Hasta aquí, lo absurdamente abandonado sin razones válidas. Repetimos: debidamente amoldados por el cambio de régimen, podrían tener plena vigencia y serían perfectamente válidos en nuestra democracia, colaborando a desmentir la acusación de ausencia con la que hemos comenzado.
Pero hay más. Lo que hay es que la democracia también posee sus propios valores, que no creo del todo asumidos. Creemos que, por usar del decir sintético, pueden reducirse a estos cuatro fundamentales:
a) El indiscutible valor de asumir el Estado. Parece una obviedad, pero no lo es. El Estado como organización jurídico-política de la sociedad. Su ausencia viene de lejos, pero es insoslayable su adquisición. En nuestro país, burlar o engañar al Estado ha llegado a ser habilidad aplaudida por la ciudadanía: el famoso estraperlo, la declaración de la renta, el no pago de impuestos, la fuga o engaño de capitales y un largo etcétera donde caben todas las venideras formas de engaño. Esto ha llegado también a la supervaloración: «pobres funcionarios que dedican toda su vida a servir de alguna forma al Estado no sirven para la libre competencia». Este ha sido el razonamiento. Como es fácil suponer, un lapsus muy peligroso para la estabilidad de la democracia. Precisamente, la estabilidad de todos los jalones administrativos es lo que permite a un país avanzar, a pesar de la inestabilidad eventual de los cambios gubernamentales. La Cuarta República de Francia constituye buen ejemplo, mientras que la Segunda República española lo es de lo contrario.

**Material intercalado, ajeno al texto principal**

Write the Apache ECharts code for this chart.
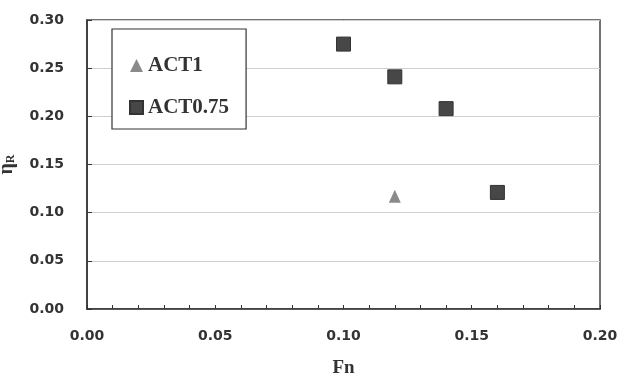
<!DOCTYPE html>
<html><head><meta charset="utf-8">
<script src="https://cdn.jsdelivr.net/npm/echarts@6/dist/echarts.min.js"></script>
<style>html,body{margin:0;padding:0;background:#fff}#c{width:618px;height:376px}</style>
</head><body><div id="c"></div>
<script>
const seriesNames = ['ACT1', 'ACT0.75'];
const act1Fn = [0.12];
const act1Eta = [0.117];
const act075Fn = [0.10, 0.12, 0.14, 0.16];
const act075Eta = [0.275, 0.241, 0.208, 0.121];
const xTicks = [0.00, 0.05, 0.10, 0.15, 0.20];
const yTicks = [0.00, 0.05, 0.10, 0.15, 0.20, 0.25, 0.30];

const chart = echarts.init(document.getElementById('c'));
const labelFont = {fontFamily: 'DejaVu Sans', fontWeight: 'bold', fontSize: 14, color: '#333'};
chart.setOption({
  animation: false,
  backgroundColor: '#fff',
  grid: {left: 87, right: 18, top: 20, bottom: 67, containLabel: false, outerBoundsMode: 'none',
         show: true, borderColor: '#444', borderWidth: 1.5},
  legend: {
    orient: 'vertical', left: 112, top: 29,
    padding: [26, 17, 11, 17], itemGap: 21,
    borderColor: '#333', borderWidth: 1.2, backgroundColor: '#fff',
    itemWidth: 13, itemHeight: 13,
    textStyle: {fontFamily: 'Liberation Serif', fontWeight: 'bold', fontSize: 21, color: '#333'},
    data: [{name: seriesNames[0], icon: 'triangle'}, {name: seriesNames[1], icon: 'rect'}]
  },
  xAxis: {
    type: 'value', min: xTicks[0], max: xTicks[xTicks.length - 1], interval: 0.05,
    name: 'Fn', nameLocation: 'middle', nameGap: 50,
    nameTextStyle: {fontFamily: 'Liberation Serif', fontWeight: 'bold', fontSize: 19, color: '#333'},
    axisLine: {lineStyle: {color: '#333', width: 1.5}},
    axisTick: {inside: true, length: 4, lineStyle: {color: '#333'}},
    minorTick: {show: true, splitNumber: 5, length: 4, lineStyle: {color: '#333'}},
    splitLine: {show: false},
    axisLabel: Object.assign({margin: 20, formatter: v => v.toFixed(2)}, labelFont)
  },
  yAxis: {
    type: 'value', min: yTicks[0], max: yTicks[yTicks.length - 1], interval: 0.05,
    name: '{a|η}{b|R}', nameLocation: 'middle', nameGap: 70, nameRotate: 90,
    nameTextStyle: {rich: {
      a: {fontFamily: 'Liberation Serif', fontWeight: 'bold', fontSize: 20, color: '#333'},
      b: {fontFamily: 'Liberation Serif', fontWeight: 'bold', fontSize: 12, color: '#333', verticalAlign: 'bottom', padding: [8, 0, 0, 0]}
    }},
    axisLine: {lineStyle: {color: '#333', width: 1.5}},
    axisTick: {inside: true, length: 5, lineStyle: {color: '#333'}},
    splitLine: {show: true, lineStyle: {color: '#cfcfcf', width: 1}},
    axisLabel: Object.assign({margin: 23, formatter: v => v.toFixed(2)}, labelFont)
  },
  series: [
    {name: seriesNames[0], type: 'scatter', symbol: 'triangle', symbolSize: [12, 13],
     itemStyle: {color: '#8a8a8a', opacity: 1},
     data: act1Fn.map((x, i) => [x, act1Eta[i]])},
    {name: seriesNames[1], type: 'scatter', symbol: 'rect', symbolSize: 14,
     itemStyle: {color: '#474747', borderColor: '#333', borderWidth: 1, opacity: 1},
     data: act075Fn.map((x, i) => [x, act075Eta[i]])}
  ]
});
</script></body></html>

b) El valor de la participación, como supuesto básico de cualquier régimen democrático. Sencillamente, la participación es el 'prius' para la posterior exigencia de responsabilidad. En el actual contexto español lo que estamos contemplando es la sustitución o, al menos, la primacía de 'la calle' como forma de expresión de voluntades. Algo que es sumamente peligroso para el mismo Parlamento, que es el 'locus', el lugar donde debe residir el principio básico de la soberanía. De aquí, claro está, la necesidad de que las modernas Constituciones arbitren en su articulado formas directas o semidirectas de participación, sin pasar por los partidos.
c) La plena aceptación del pluralismo en todas sus vertientes. Ya Dahrendorf lo describió como «la aceptación del distinto y lo distinto». La sociedad democrática no puede ser nunca monocorde. El único límite que cabe señalar es la necesidad de frenar aquellas actitudes que usen métodos violentos para obtener sus objetivos. No hay que olvidar que el uso de la fuerza o violencia es, desde la definición de Bodino, una de las piezas fundamentales de la soberanía del Estado.

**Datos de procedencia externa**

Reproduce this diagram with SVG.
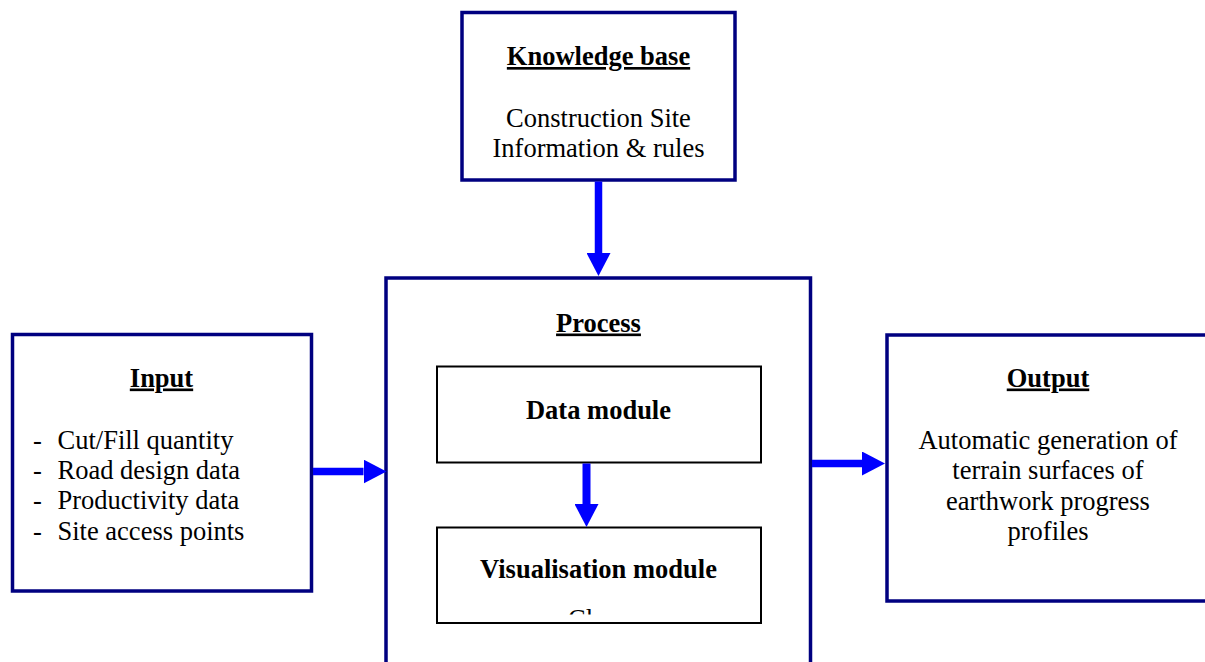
<svg xmlns="http://www.w3.org/2000/svg" width="1205" height="662" viewBox="0 0 1205 662">
<style>
.box{fill:#fff;stroke:#000080;stroke-width:3.5}
.mod{fill:#fff;stroke:#000;stroke-width:2}
.t{font-family:"Liberation Serif","Times New Roman",serif;font-size:26.5px;fill:#000}
.c{text-anchor:middle}
.b{font-weight:bold;text-decoration:underline}
.bb{font-weight:bold}
.arr{stroke:#0000ff;stroke-width:7.5;fill:none}
</style>
<defs>
<marker id="head" markerUnits="userSpaceOnUse" markerWidth="23" markerHeight="24" refX="0" refY="12" orient="auto" viewBox="0 0 23 24">
<path d="M0,0 L23,12 L0,24 z" fill="#0000ff"/>
</marker>
<clipPath id="clipVis"><rect x="437" y="600" width="324" height="14.5"/></clipPath>
</defs>
<g id="knowledge-base">
<rect class="box" x="462" y="12.5" width="273" height="167.5"/>
<text class="t c b" x="598.5" y="65">Knowledge base</text>
<text class="t c" x="598.5" y="126.5">Construction Site</text>
<text class="t c" x="598.5" y="156.5">Information &amp; rules</text>
</g>
<g id="process">
<rect class="box" x="386" y="278" width="424.5" height="420"/>
<text class="t c b" x="598.5" y="331.5">Process</text>
</g>
<g id="data-module">
<rect class="mod" x="437" y="366.5" width="324" height="96"/>
<text class="t c bb" x="598.5" y="418.5">Data module</text>
</g>
<g id="visualisation-module">
<rect class="mod" x="437" y="527.5" width="324" height="95.5"/>
<text class="t c bb" x="598.5" y="578">Visualisation module</text>
<text class="t" x="568" y="628" clip-path="url(#clipVis)">Cl</text>
</g>
<g id="input">
<rect class="box" x="12.5" y="334.5" width="299" height="256.5"/>
<text class="t c b" x="161.5" y="386.5">Input</text>
<text class="t" x="33" y="448.5">-</text><text class="t" x="57.5" y="448.5">Cut/Fill quantity</text>
<text class="t" x="33" y="478.5">-</text><text class="t" x="57.5" y="478.5">Road design data</text>
<text class="t" x="33" y="509">-</text><text class="t" x="57.5" y="509">Productivity data</text>
<text class="t" x="33" y="539.5">-</text><text class="t" x="57.5" y="539.5">Site access points</text>
</g>
<g id="output">
<rect class="box" x="887" y="335" width="400" height="266"/>
<text class="t c b" x="1048" y="386.5">Output</text>
<text class="t c" x="1048" y="448.5">Automatic generation of</text>
<text class="t c" x="1048" y="479">terrain surfaces of</text>
<text class="t c" x="1048" y="509.5">earthwork progress</text>
<text class="t c" x="1048" y="540">profiles</text>
</g>
<g id="connectors">
<line class="arr" x1="598.5" y1="181.5" x2="598.5" y2="253" marker-end="url(#head)"/>
<line class="arr" x1="313" y1="471.5" x2="363.5" y2="471.5" marker-end="url(#head)"/>
<line class="arr" x1="812" y1="463.5" x2="862" y2="463.5" marker-end="url(#head)"/>
<line class="arr" style="stroke-width:8" x1="586.5" y1="463.5" x2="586.5" y2="504" marker-end="url(#head)"/>
</g>
</svg>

d) La existencia y la práctica del valor de la tolerancia. O, si se prefiere, la necesidad del talante democrático. Frente a la 'mentalidad autoritaria', el ciudadano tolerante. Que gusta de oír antes de enjuiciar. Abierto al diálogo y no al rechazo por sistema. La condena del 'porque sí' o 'porque no'. Quien no piensa como él será su adversario, nunca su enemigo. Machado lo sentenció así: «¿Tu verdad? No, la Verdad, y ven conmigo a buscarla».
Por todo lo dicho, la conclusión estaría tanto en el rescate amoldado que hemos descrito al comienzo, cuanto en el añadido de los cuatro valores ligeramente expuestos.